Judge dismisses Jones lawsuit

The Washington Post

WASHINGTON - A federal judge in Little Rock, Ark., threw out Paula Jones' sexual harassment lawsuit against President Clinton, abruptly calling off an often unseemly four-year legal struggle that opened virtually every corner of the president's private life to public scrutiny and led to a criminal investigation that has threatened to topple his administration.

In a ruling yesterday that shocked both sides in the long-running case, U.S. District Judge Susan Webber Wright rejected all of Jones' claims stemming from her 1991 encounter with Clinton in a hotel suite, concluding that even if Clinton did proposition her crudely it did not constitute sexual assault and that she had not proven she was punished in the workplace or emotionally afflicted by Clinton for rebuffing him. "There are no genuine issues for trial in this case," she wrote.

The White House and its allies immediately rejoiced in what they saw as a momentous turning point, not only for the president's legal and political prospects but also for his chances of shaping a favorable legacy. "The president is pleased to receive the vindication that he's been waiting a long time for," said White House press secretary Michael McCurry.

But Jones' lawyers immediately signaled that they will appeal the dismissal, meaning months of additional legal maneuverings. And independent counsel Kenneth Starr said there would be "no effect" on his investigation into whether Clinton or his friends tried to tamper with witnesses stemming from the Jones case, including Monica Lewinsky, the former White House intern who reportedly was caught on tape saying the president wanted her to lie to Jones' lawyers about having an affair.

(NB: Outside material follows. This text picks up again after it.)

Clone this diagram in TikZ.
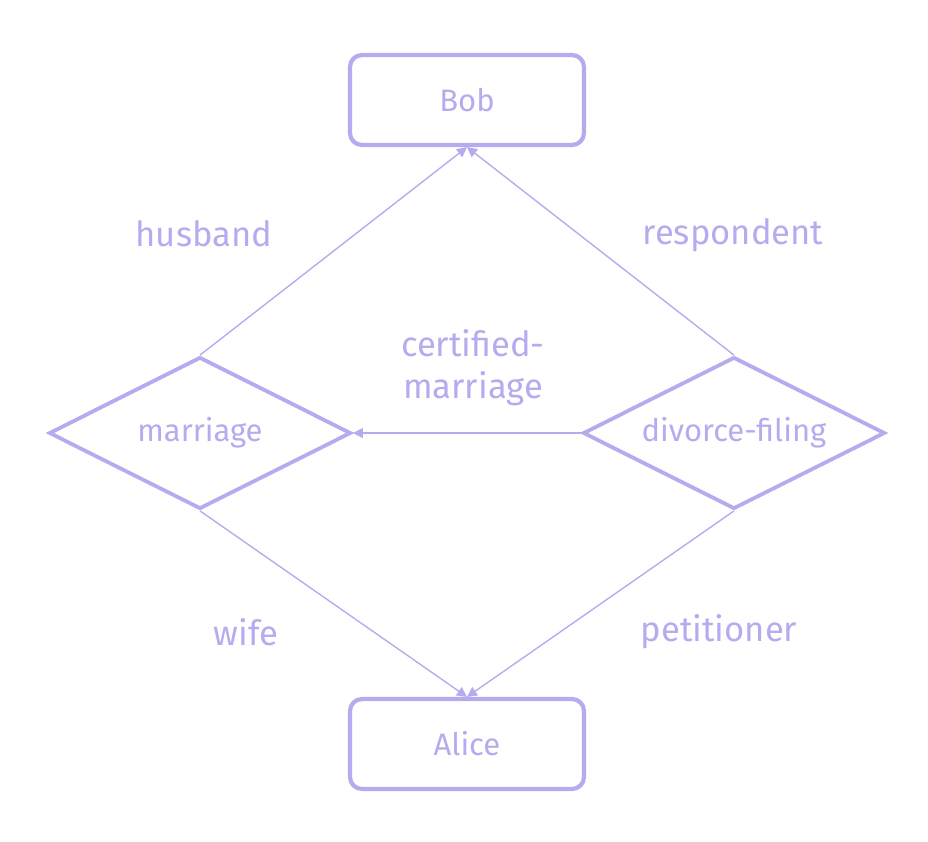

Wright's ruling stunned those involved in the case, most of whom were anticipating that the trial set to start May 27 in Little Rock would prove a grueling and combative ordeal. Clinton, who was nearing the end of an 11-day journey through Africa, initially asked his attorney calling from Washington if it was an April Fool's joke. Jones, according to one of her lawyers, heard the news on a cellular telephone call while driving in Southern California, pulled over to the side of the road and cried.

"I'm shocked, shocked," David Pyke, one of the Dallas-based lawyers for Jones, said minutes after learning of the ruling. "I think we had great grounds to go forward and the case should have gone forward."

In her 39-page ruling, Wright never addressed whether Clinton actually dropped his pants and asked Jones for oral sex in a suite at Little Rock's Excelsior Hotel on May 8, 1991, while he was Arkansas governor and she was a low-level state clerk. Instead, she granted the president's motion for summary judgment by arguing that if true, such behavior might be "boorish and offensive" but had not been shown to have done much damage to Jones.

The judge noted that Jones never filed a grievance, sought counseling or missed a day of work. Instead, Wright found that the evidence supported the Clinton team's defense that Jones received every merit raise she was due over the next two years and produced no firm proof that Clinton ever ordered any retribution against her.

"While the Court will certainly agree that (Jones's) allegations describe offensive conduct, the Court ... has found that the Governor's alleged conduct does not constitute sexual assault," Wright wrote. "Rather, the conduct as alleged by (Jones) describes a mere sexual proposition or encounter, albeit an odious one, that was relatively brief in duration, did not involve any coercion or threats of reprisal, and was abandoned as soon as (Jones) made clear that the advance was not welcome."

Wright was unpersuaded by reams of documents submitted by the Jones team in recent weeks alleging a pattern of extramarital sexual encounters by Clinton, dismissing the significance of it in a single paragraph.

"Whether other women may have been subjected to workplace harassment, and whether such evidence has allegedly been suppressed, does not change the fact that (Jones) has failed to demonstrate that she has a case worthy of submitting to a jury," the judge ruled.

Robert Bennett, Clinton's chief attorney, praised Wright for "her courage to make the right decision ... . She is right on the law, she is right on the facts and the opinion speaks for itself."

At the White House and in Clinton's traveling party in Africa, officials maintained a consciously subdued tone, in part out of concern for appearing to gloat and in part out of recognition of the great toll the Jones case has wrought on his presidency.